Several Brand.com sales execs (they had many) also departed, including VP of Sales Jay Steffey (now at Cint), VP of Sales Strategy Steve Driben (now at Comverge) and Senior VP of Sales Chuck Evans (now at IBM). Brand.com Chief Technology Officer Kinkar Saha, who appeared to have worked remotely from India, left the company in November after almost four years in the role. Ron Gamble, the company’s creative director of two-plus years, also left last summer. None of them responded to a request for comment.
Strange occurrences seemed to follow Brand.com around, including the time the online reputation manager had to do damage control on its own online presence after a series of alleged cyber-attacks got the company penalized on Google.
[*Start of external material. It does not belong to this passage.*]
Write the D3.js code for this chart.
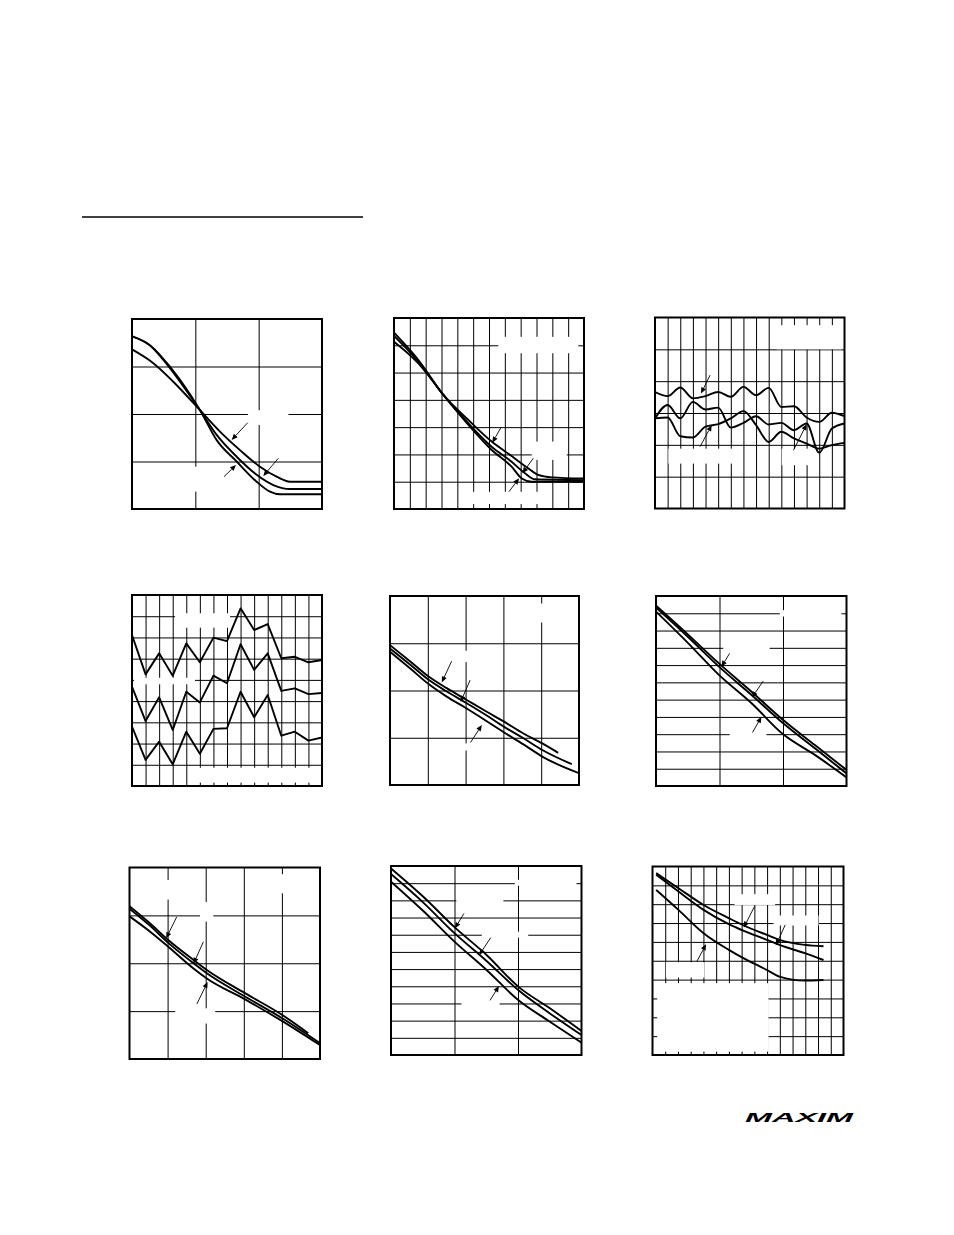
<!DOCTYPE html>
<html><head><meta charset="utf-8">
<script src="https://cdn.jsdelivr.net/npm/d3@7"></script>
<style>html,body{margin:0;padding:0;background:#fff;} svg{display:block;}</style>
</head><body>
<svg id="page" width="954" height="1235"></svg>
<script>
// ---------- Panel 1 ----------
const c1A = [[0,3.36],[0.337,3.07],[0.652,2.68],[1.074,2.08],[1.389,1.63],[1.705,1.24],[2.021,0.89],[2.284,0.68],[2.495,0.575],[3,0.575]];
const c1B = [[0,3.64],[0.337,3.38],[0.495,3.14],[1.074,2.08],[1.337,1.56],[1.653,1.10],[1.968,0.72],[2.231,0.505],[2.495,0.42],[3,0.42]];
const c1C = [[0,3.63],[0.284,3.45],[0.442,3.24],[1.074,2.08],[1.337,1.45],[1.653,1.0],[1.968,0.575],[2.179,0.365],[2.337,0.31],[3,0.31]];
const c1Arrows = [[1.827,1.817,1.574,1.453],[1.453,0.68,1.642,0.926],[2.31,1.067,2.073,0.695]];
const c1Masks = [[1.83,2.08,2.47,1.77],[0.86,0.89,1.18,0.365]];

// ---------- Panel 2 ----------
const c2A = [[0,6.46],[1.54,5.46],[3.12,4.18],[4.70,3.26],[6.17,2.47],[7.43,1.94],[8.48,1.49],[9.11,1.25],[9.96,1.16],[12,1.12]];
const c2B = [[0,6.34],[1.54,5.40],[3.12,4.18],[4.70,3.14],[6.17,2.28],[7.43,1.73],[8.27,1.31],[8.91,1.09],[12,1.06]];
const c2C = [[0,6.13],[1.54,5.34],[3.12,4.18],[4.70,3.08],[6.17,2.16],[7.43,1.55],[8.07,1.12],[8.70,1.0],[12,1.0]];
const c2Arrows = [[6.76,2.99,6.21,2.43],[8.80,1.86,8.11,1.31],[7.26,0.634,7.90,1.125]];
const c2Masks = [[6.59,6.31,11.64,5.71],[4.80,0.63,9.12,0.18],[8.70,2.47,10.91,1.80]];

// ---------- Panel 3 ----------
const c3A = [[0,3.66],[1,3.53],[2,3.80],[3,3.46],[4,3.53],[5,3.66],[6,3.51],[7,3.82],[8,3.56],[9,3.79],[10,3.19],[11,3.21],[12,2.86],[13,2.72],[14,3.01],[15,2.90]];
const c3B = [[0,2.83],[1,3.25],[2,2.83],[3,3.35],[4,3.11],[5,3.17],[6,2.54],[7,2.69],[8,2.90],[9,2.64],[10,2.69],[11,2.46],[12,2.67],[13,1.75],[14,2.51],[15,2.67]];
const c3C = [[0,2.83],[1,2.86],[2,2.27],[3,2.23],[4,2.57],[5,2.65],[6,2.83],[7,3.06],[8,2.62],[9,2.09],[10,2.41],[11,2.20],[12,2.04],[13,1.88],[14,1.99],[15,2.06]];
const c3Arrows = [[4.36,4.19,3.64,3.61],[3.56,1.94,4.49,2.62],[10.96,1.83,12.01,2.65]];
const c3Masks = [[9.64,5.76,14.8,5.0],[1.06,1.88,6.21,1.41],[10.03,1.88,12.94,1.36]];

// ---------- Panel 4 ----------
const c4A = [[0,7.11],[1,5.26],[2,6.25],[3,5.20],[4,6.72],[5,5.83],[6,6.99],[7,6.83],[8,8.37],[9,7.35],[10,7.63],[11,6.02],[12,6.09],[13,5.83],[14,5.94]];
const c4B = [[0,4.68],[1,3.06],[2,4.18],[3,2.64],[4,4.44],[5,3.94],[6,5.20],[7,4.84],[8,6.68],[9,5.47],[10,6.25],[11,4.48],[12,4.60],[13,4.33],[14,4.38]];
const c4C = [[0,2.80],[1,1.23],[2,2.09],[3,1.02],[4,2.56],[5,1.52],[6,2.69],[7,2.72],[8,4.44],[9,3.24],[10,4.29],[11,2.37],[12,2.56],[13,2.14],[14,2.29]];
const c4Masks = [[3.17,8.14,7.22,7.46],[0.15,5.10,4.64,4.79],[4.81,0.86,14.0,0.16]];

// ---------- Panel 5 ----------
const c5A = [[0,2.96],[0.529,2.62],[1.03,2.29],[1.5,2.05],[2.03,1.80],[2.56,1.55],[3.02,1.34],[3.53,1.09],[4.03,0.88],[4.45,0.68]];
const c5B = [[0,2.89],[0.529,2.55],[1.03,2.22],[1.5,1.98],[2.03,1.73],[2.56,1.47],[3.02,1.23],[3.53,0.99],[4.03,0.74],[4.81,0.44]];
const c5C = [[0,2.82],[0.529,2.47],[1.03,2.13],[1.5,1.87],[2.03,1.62],[2.56,1.35],[3.02,1.11],[3.53,0.86],[4.03,0.60],[5.0,0.25]];
const c5Arrows = [[1.63,2.62,1.37,2.17],[2.12,2.22,1.87,1.76],[2.13,0.90,2.43,1.27]];
const c5Masks = [[3.88,3.84,4.23,3.44],[1.85,2.84,2.29,2.60],[1.85,0.88,2.29,0.73]];

// ---------- Panel 6 ----------
const c6A = [[0,10.44],[0.509,8.75],[0.991,7.10],[1.505,5.46],[2.003,3.82],[2.502,2.37],[3,0.93]];
const c6B = [[0,10.33],[0.509,8.61],[0.991,6.91],[1.505,5.27],[2.003,3.63],[2.502,2.18],[3,0.73]];
const c6C = [[0,10.10],[0.509,8.26],[0.991,6.43],[1.505,4.79],[2.003,2.99],[2.502,1.80],[3,0.50]];
const c6Arrows = [[1.16,7.68,1.03,6.91],[1.69,6.08,1.51,5.12],[1.52,3.10,1.66,4.01]];
const c6Masks = [[1.95,10.18,2.92,9.81],[1.06,8.2,1.79,7.8],[1.16,3.15,1.74,2.76]];

// ---------- Panel 7 ----------
const c7A = [[0,3.19],[0.542,2.83],[1.04,2.47],[1.68,2.07],[2.03,1.86],[3.02,1.38],[4.01,0.92],[4.69,0.54]];
const c7B = [[0,3.14],[0.542,2.78],[1.04,2.41],[1.68,2.00],[2.03,1.79],[3.02,1.31],[4.01,0.85],[5,0.33]];
const c7C = [[0,2.98],[0.542,2.66],[1.04,2.33],[1.68,1.89],[2.03,1.68],[3.02,1.25],[4.01,0.79],[5,0.29]];
const c7Arrows = [[1.24,2.97,0.962,2.52],[1.94,2.45,1.68,1.99],[1.77,1.15,2.05,1.61]];
const c7Masks = [[0.89,3.74,1.20,3.33],[3.86,3.86,4.17,3.46],[1.85,3.28,2.20,2.87],[1.20,1.06,2.25,0.74]];

// ---------- Panel 8 ----------
const c8A = [[0,10.86],[0.509,9.21],[0.991,7.47],[1.505,5.82],[2.003,3.98],[2.502,2.72],[3,1.40]];
const c8B = [[0,10.53],[0.509,8.87],[0.991,7.12],[1.505,5.47],[2.003,3.78],[2.502,2.42],[3,1.16]];
const c8C = [[0,10.09],[0.509,8.38],[0.991,6.63],[1.505,4.95],[2.003,3.20],[2.502,1.94],[3,0.72]];
const c8Arrows = [[1.149,8.24,1.007,7.37],[1.57,6.83,1.39,5.82],[1.56,3.18,1.70,4.02]];
const c8Masks = [[1.95,10.2,2.92,9.85],[1.03,9.21,1.77,8.88],[1.43,7.18,2.16,6.83],[1.11,3.14,1.71,2.79]];

// ---------- Panel 9 ----------
const c9A = [[0.288,9.65],[2.04,8.85],[4.01,7.96],[5.99,7.26],[7.17,6.87],[8.98,6.37],[9.97,6.11],[11.96,5.84],[13.43,5.77]];
const c9B = [[0.288,9.56],[2.04,8.67],[4.01,7.70],[5.99,6.94],[7.17,6.58],[8.98,6.11],[9.97,5.84],[11.96,5.40],[13.43,5.04]];
const c9C = [[0.288,8.76],[2.04,7.70],[4.01,6.46],[5.99,5.58],[7.17,5.13],[8.98,4.51],[9.97,4.16],[11.96,3.95],[13.43,3.98]];
const c9Arrows = [[8.01,7.88,7.17,6.76],[10.42,6.90,9.69,5.81],[3.48,4.96,4.21,5.88]];
const c9Masks = [[0.37,3.81,9.11,0.18],[6.44,8.53,9.63,7.96],[9.50,7.40,13.04,6.87],[1.05,4.92,4.08,4.11]];

const logoText = "MAXIM";

// ---------- Layout ----------
const panels = [
  {box:[132,319,190,190], xd:[0,3],  yd:[0,4],  series:[c1A,c1B,c1C], arrows:c1Arrows, masks:c1Masks, curve:d3.curveMonotoneX},
  {box:[394,318,190,191], xd:[0,12], yd:[0,7],  series:[c2A,c2B,c2C], arrows:c2Arrows, masks:c2Masks, curve:d3.curveMonotoneX},
  {box:[655,317.5,189.5,191], xd:[0,15], yd:[0,6], series:[c3A,c3B,c3C], arrows:c3Arrows, masks:c3Masks, curve:d3.curveMonotoneX},
  {box:[132,595,190,191], xd:[0,14], yd:[0,9],  series:[c4A,c4B,c4C], arrows:[], masks:c4Masks, curve:d3.curveLinear},
  {box:[390,596,189,189], xd:[0,5],  yd:[0,4],  series:[c5A,c5B,c5C], arrows:c5Arrows, masks:c5Masks, curve:d3.curveMonotoneX},
  {box:[656,596,190.5,190], xd:[0,3], yd:[0,11], series:[c6A,c6B,c6C], arrows:c6Arrows, masks:c6Masks, curve:d3.curveMonotoneX},
  {box:[129.5,867.5,190.5,191.5], xd:[0,5], yd:[0,4], series:[c7A,c7B,c7C], arrows:c7Arrows, masks:c7Masks, curve:d3.curveMonotoneX},
  {box:[391,866,190.5,189], xd:[0,3], yd:[0,11], series:[c8A,c8B,c8C], arrows:c8Arrows, masks:c8Masks, curve:d3.curveMonotoneX},
  {box:[652.5,866.5,191,188.5], xd:[0,15], yd:[0,10], series:[c9A,c9B,c9C], arrows:c9Arrows, masks:c9Masks, curve:d3.curveMonotoneX}
];

const page = d3.select("#page");
page.append("rect").attr("width",954).attr("height",1235).attr("fill","#fff");

// header rule
page.append("line").attr("x1",82).attr("x2",363).attr("y1",217).attr("y2",217)
  .attr("stroke","#000").attr("stroke-width",1.3);

panels.forEach((p,i)=>{
  const [bx,by,bw,bh] = p.box;
  const x = d3.scaleLinear().domain(p.xd).range([bx,bx+bw]);
  const y = d3.scaleLinear().domain(p.yd).range([by+bh,by]);
  const g = page.append("g");
  const clipId = "clip"+i;
  g.append("clipPath").attr("id",clipId).append("rect")
    .attr("x",bx).attr("y",by).attr("width",bw).attr("height",bh);

  // vertical grid
  g.append("g").attr("transform",`translate(0,${by+bh})`)
    .call(d3.axisBottom(x).tickValues(d3.range(p.xd[0]+1,p.xd[1])).tickSize(-bh).tickFormat(""))
    .call(s=>s.select(".domain").remove())
    .call(s=>s.selectAll(".tick line").attr("stroke","#000").attr("stroke-width",1));
  // horizontal grid
  g.append("g").attr("transform",`translate(${bx},0)`)
    .call(d3.axisLeft(y).tickValues(d3.range(p.yd[0]+1,p.yd[1])).tickSize(-bw).tickFormat(""))
    .call(s=>s.select(".domain").remove())
    .call(s=>s.selectAll(".tick line").attr("stroke","#000").attr("stroke-width",1));

  // blank label areas
  g.selectAll("rect.mask").data(p.masks).join("rect").attr("class","mask")
    .attr("x",d=>x(d[0])).attr("y",d=>y(d[1]))
    .attr("width",d=>x(d[2])-x(d[0])).attr("height",d=>y(d[3])-y(d[1]))
    .attr("fill","#fff");

  // series
  const line = d3.line().x(d=>x(d[0])).y(d=>y(d[1])).curve(p.curve);
  g.append("g").attr("clip-path",`url(#${clipId})`)
    .selectAll("path").data(p.series).join("path")
    .attr("d",line).attr("fill","none").attr("stroke","#000")
    .attr("stroke-width",1.9).attr("stroke-linejoin","round");

  // arrows
  p.arrows.forEach(a=>{
    const x0=x(a[0]), y0=y(a[1]), x1=x(a[2]), y1=y(a[3]);
    const dx=x1-x0, dy=y1-y0, L=Math.hypot(dx,dy), ux=dx/L, uy=dy/L;
    const hl=6, hw=2.6;
    const bxp=x1-ux*hl, byp=y1-uy*hl;
    g.append("line").attr("x1",x0).attr("y1",y0).attr("x2",bxp).attr("y2",byp)
      .attr("stroke","#000").attr("stroke-width",0.9);
    g.append("path")
      .attr("d",`M${x1},${y1}L${bxp-uy*hw},${byp+ux*hw}L${bxp+uy*hw},${byp-ux*hw}Z`)
      .attr("fill","#000");
  });

  // frame
  g.append("rect").attr("x",bx).attr("y",by).attr("width",bw).attr("height",bh)
    .attr("fill","none").attr("stroke","#000").attr("stroke-width",2);
});

// logo
page.append("text").attr("x",745).attr("y",1122)
  .attr("font-family","Liberation Sans, Arial, sans-serif")
  .attr("font-weight","bold").attr("font-style","italic")
  .attr("font-size",13).attr("textLength",108).attr("lengthAdjust","spacingAndGlyphs")
  .attr("fill","#000").text(logoText);
</script>
</body></html>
Or the time when former COO Zammuto was the victim of an alleged $500,000 Bitcoin extortion scheme, where the blackmailers “threatened to smear the reputation of Zammuto and his company.”
Even cofounder Rich Gorman doesn’t know what’s going on with the company. Gorman, who said he founded the company with Justin Singletary and one other man he declined to name, said he stepped away from the business in 2013 after the Bitcoin extortion scheme “spooked” him.
“I lost my enthusiasm for the business at that point in time,” he said in a phone interview Tuesday night.
His understanding is that Brand.com was undergoing a “reorganization” but that he didn’t know anything past that.
Two staffers we spoke with said that Gorman was still involved and would come to the office in 2014, though Gorman maintained that this was not the case. Singletary, on the other hand, was hardly ever around, the staffers said. Singletary did not respond to a request for comment via LinkedIn.
Gorman admits to past issues that have dogged him online since. When asked, he said that those issues had nothing to do with the founding of Brand.com. He declined to discuss his other business ventures, though he and Singletary appear to have another company together: the Savannah, Ga.-based fulfillment center business Fulfillment.com. (Singletary lists himself as a “managing member” of Fulfillment.com, while a 2014 Arizona court filing associates Gorman with the company.)
So what now? The exec who asked to remain anonymous said the last he heard, the company was entertaining acquisition deals. Meanwhile, some Brand.com customers are still waiting for justice, so to speak.
“He really pulled a fast one on everyone, including Mayor Nutter,” said disgruntled customer and local entrepreneur Anthony DiMeo, who points the finger at Brand.com’s former COO Zammuto. DiMeo, who says he paid the company $3,000 for online marketing, said the company stopped answering his calls in February.